● The request: Copy exactly the lines that run from the top of the listing to the line containing "(677,236) rectangle (1100,1144);", both ends included, and omit the pictures.

● Extracted data:
## begin
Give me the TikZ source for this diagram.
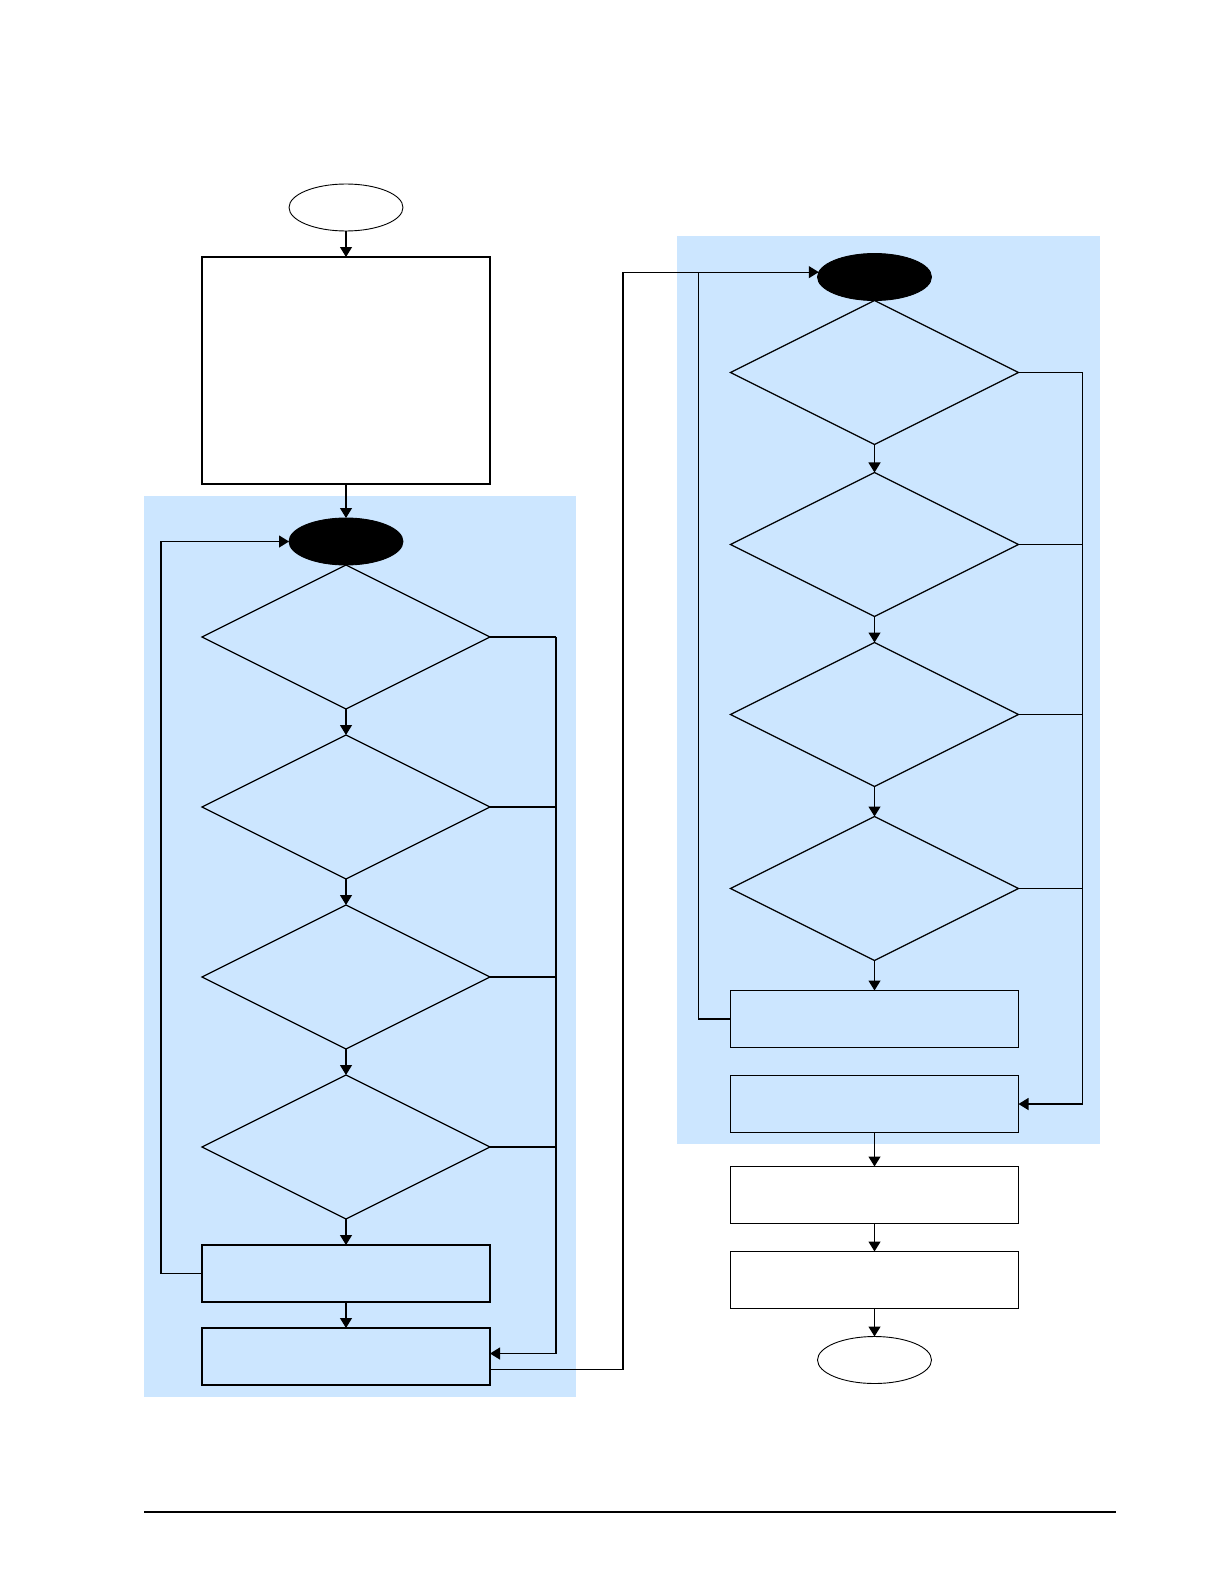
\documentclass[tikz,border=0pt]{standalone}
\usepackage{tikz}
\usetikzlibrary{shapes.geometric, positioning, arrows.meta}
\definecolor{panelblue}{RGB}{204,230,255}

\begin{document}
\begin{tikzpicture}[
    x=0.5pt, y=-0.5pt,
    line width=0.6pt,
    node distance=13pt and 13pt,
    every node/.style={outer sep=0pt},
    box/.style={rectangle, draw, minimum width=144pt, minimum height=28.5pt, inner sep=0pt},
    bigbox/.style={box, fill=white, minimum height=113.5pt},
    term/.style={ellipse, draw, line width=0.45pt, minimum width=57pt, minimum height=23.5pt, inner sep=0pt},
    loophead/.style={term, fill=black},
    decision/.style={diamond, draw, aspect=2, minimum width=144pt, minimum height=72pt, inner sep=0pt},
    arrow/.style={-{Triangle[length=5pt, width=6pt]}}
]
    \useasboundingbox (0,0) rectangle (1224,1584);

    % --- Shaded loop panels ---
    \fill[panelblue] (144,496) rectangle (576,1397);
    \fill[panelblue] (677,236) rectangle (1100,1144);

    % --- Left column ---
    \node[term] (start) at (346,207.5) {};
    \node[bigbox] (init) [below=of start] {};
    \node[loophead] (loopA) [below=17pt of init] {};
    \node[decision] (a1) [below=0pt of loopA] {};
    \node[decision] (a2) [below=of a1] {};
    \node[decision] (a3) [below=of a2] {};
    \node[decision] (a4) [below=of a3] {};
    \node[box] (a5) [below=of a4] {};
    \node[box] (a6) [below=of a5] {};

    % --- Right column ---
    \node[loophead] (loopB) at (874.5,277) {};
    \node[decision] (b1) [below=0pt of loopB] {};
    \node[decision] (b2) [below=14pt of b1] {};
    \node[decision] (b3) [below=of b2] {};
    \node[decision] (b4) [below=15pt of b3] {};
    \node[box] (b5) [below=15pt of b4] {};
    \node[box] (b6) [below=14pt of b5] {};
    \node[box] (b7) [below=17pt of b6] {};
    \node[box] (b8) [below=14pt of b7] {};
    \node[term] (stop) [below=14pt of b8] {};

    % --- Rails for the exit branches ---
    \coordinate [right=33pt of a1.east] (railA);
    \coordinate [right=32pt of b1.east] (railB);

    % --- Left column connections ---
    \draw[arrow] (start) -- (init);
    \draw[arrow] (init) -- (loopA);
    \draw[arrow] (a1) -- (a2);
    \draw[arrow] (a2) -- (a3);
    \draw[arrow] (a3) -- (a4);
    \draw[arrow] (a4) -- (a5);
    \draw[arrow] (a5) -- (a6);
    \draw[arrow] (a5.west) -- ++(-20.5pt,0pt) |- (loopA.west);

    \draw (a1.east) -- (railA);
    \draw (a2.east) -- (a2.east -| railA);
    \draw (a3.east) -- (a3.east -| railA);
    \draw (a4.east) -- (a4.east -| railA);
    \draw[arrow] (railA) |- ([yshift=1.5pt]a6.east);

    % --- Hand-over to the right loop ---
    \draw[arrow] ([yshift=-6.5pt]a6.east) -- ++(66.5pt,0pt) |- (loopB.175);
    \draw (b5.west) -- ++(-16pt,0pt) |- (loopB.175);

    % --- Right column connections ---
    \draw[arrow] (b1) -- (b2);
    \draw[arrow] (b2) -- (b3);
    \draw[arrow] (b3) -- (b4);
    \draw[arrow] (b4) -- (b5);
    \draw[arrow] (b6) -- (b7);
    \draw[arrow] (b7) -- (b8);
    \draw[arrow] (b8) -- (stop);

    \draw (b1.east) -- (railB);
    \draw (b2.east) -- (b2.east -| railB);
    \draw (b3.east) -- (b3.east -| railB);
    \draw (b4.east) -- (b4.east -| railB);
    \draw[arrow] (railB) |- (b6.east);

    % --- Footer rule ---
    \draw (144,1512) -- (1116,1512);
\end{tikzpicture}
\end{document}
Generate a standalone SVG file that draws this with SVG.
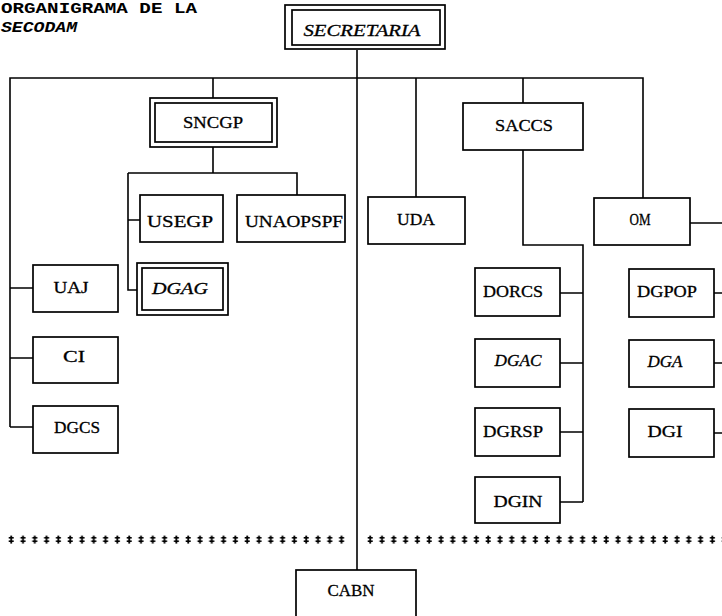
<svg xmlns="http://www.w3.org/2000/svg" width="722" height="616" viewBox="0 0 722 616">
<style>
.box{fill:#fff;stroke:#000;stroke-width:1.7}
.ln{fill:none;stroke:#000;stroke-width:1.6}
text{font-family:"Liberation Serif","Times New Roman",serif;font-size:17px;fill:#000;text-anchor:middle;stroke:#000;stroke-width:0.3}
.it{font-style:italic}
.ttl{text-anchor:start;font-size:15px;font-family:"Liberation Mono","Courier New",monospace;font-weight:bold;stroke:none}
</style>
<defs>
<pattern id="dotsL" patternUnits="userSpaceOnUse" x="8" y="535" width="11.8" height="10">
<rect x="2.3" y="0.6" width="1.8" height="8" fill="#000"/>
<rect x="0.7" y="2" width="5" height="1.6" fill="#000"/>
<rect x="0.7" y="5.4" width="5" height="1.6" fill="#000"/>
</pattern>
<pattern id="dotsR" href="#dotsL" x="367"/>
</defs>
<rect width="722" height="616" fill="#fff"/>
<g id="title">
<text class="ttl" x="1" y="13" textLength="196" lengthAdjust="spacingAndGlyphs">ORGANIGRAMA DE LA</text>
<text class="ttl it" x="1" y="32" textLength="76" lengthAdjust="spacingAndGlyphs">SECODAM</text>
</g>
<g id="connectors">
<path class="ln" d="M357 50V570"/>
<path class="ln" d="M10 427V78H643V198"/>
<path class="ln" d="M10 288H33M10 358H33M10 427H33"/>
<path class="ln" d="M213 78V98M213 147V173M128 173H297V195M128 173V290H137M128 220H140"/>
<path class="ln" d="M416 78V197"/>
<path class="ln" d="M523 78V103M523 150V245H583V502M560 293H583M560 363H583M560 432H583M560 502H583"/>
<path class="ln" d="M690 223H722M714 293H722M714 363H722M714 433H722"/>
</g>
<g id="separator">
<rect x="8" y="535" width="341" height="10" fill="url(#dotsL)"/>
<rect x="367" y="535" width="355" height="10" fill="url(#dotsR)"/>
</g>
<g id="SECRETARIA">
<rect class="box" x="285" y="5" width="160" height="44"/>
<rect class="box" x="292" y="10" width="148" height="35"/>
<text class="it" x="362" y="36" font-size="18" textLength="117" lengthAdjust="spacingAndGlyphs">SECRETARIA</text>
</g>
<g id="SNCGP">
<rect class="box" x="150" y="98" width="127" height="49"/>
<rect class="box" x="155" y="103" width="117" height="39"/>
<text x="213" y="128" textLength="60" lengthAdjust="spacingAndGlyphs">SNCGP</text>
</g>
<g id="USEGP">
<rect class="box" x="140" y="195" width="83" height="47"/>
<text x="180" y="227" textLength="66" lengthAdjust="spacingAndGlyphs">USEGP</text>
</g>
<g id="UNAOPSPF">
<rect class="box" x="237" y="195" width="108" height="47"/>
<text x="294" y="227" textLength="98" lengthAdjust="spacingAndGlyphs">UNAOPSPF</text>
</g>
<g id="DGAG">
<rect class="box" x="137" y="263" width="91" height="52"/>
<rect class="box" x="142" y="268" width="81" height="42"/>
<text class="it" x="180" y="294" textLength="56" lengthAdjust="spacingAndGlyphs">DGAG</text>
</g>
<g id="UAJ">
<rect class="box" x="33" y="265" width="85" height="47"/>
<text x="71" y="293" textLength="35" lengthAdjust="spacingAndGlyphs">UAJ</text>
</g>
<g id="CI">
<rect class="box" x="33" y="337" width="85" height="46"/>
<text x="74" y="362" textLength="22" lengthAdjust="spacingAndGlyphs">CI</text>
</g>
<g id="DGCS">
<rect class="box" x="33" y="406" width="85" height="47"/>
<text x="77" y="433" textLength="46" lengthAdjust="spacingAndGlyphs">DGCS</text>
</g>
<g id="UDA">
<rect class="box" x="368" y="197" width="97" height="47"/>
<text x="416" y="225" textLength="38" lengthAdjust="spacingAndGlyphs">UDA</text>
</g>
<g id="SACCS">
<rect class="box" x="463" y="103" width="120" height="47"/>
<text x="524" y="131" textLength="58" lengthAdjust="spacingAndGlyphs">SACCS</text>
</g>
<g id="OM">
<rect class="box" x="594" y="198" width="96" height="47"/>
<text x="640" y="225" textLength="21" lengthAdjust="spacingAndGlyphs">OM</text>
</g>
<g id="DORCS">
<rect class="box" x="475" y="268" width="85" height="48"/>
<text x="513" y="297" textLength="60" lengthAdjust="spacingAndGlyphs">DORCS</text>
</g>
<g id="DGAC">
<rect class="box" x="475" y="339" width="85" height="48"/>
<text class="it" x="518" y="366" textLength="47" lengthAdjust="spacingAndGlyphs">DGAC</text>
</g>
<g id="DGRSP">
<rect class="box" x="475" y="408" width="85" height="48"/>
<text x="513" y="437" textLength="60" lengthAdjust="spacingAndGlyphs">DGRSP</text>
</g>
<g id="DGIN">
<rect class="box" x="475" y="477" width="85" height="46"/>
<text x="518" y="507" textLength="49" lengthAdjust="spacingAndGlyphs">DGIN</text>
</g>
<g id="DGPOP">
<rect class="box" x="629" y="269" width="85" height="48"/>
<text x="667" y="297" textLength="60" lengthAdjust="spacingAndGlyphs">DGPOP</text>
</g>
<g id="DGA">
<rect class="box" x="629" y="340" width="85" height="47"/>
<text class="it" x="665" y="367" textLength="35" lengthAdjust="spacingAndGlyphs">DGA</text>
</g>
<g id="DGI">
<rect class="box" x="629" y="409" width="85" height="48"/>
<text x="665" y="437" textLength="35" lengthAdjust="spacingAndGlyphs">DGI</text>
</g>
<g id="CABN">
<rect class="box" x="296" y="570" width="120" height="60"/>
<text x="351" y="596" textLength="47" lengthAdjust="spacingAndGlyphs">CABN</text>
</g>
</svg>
## end
● Finished answer:
Give me the TikZ source for this diagram.
\documentclass[tikz,border=0pt]{standalone}
\usepackage{tikz}
\usetikzlibrary{shapes.geometric, positioning, arrows.meta}
\definecolor{panelblue}{RGB}{204,230,255}

\begin{document}
\begin{tikzpicture}[
    x=0.5pt, y=-0.5pt,
    line width=0.6pt,
    node distance=13pt and 13pt,
    every node/.style={outer sep=0pt},
    box/.style={rectangle, draw, minimum width=144pt, minimum height=28.5pt, inner sep=0pt},
    bigbox/.style={box, fill=white, minimum height=113.5pt},
    term/.style={ellipse, draw, line width=0.45pt, minimum width=57pt, minimum height=23.5pt, inner sep=0pt},
    loophead/.style={term, fill=black},
    decision/.style={diamond, draw, aspect=2, minimum width=144pt, minimum height=72pt, inner sep=0pt},
    arrow/.style={-{Triangle[length=5pt, width=6pt]}}
]
    \useasboundingbox (0,0) rectangle (1224,1584);

    % --- Shaded loop panels ---
    \fill[panelblue] (144,496) rectangle (576,1397);
    \fill[panelblue] (677,236) rectangle (1100,1144);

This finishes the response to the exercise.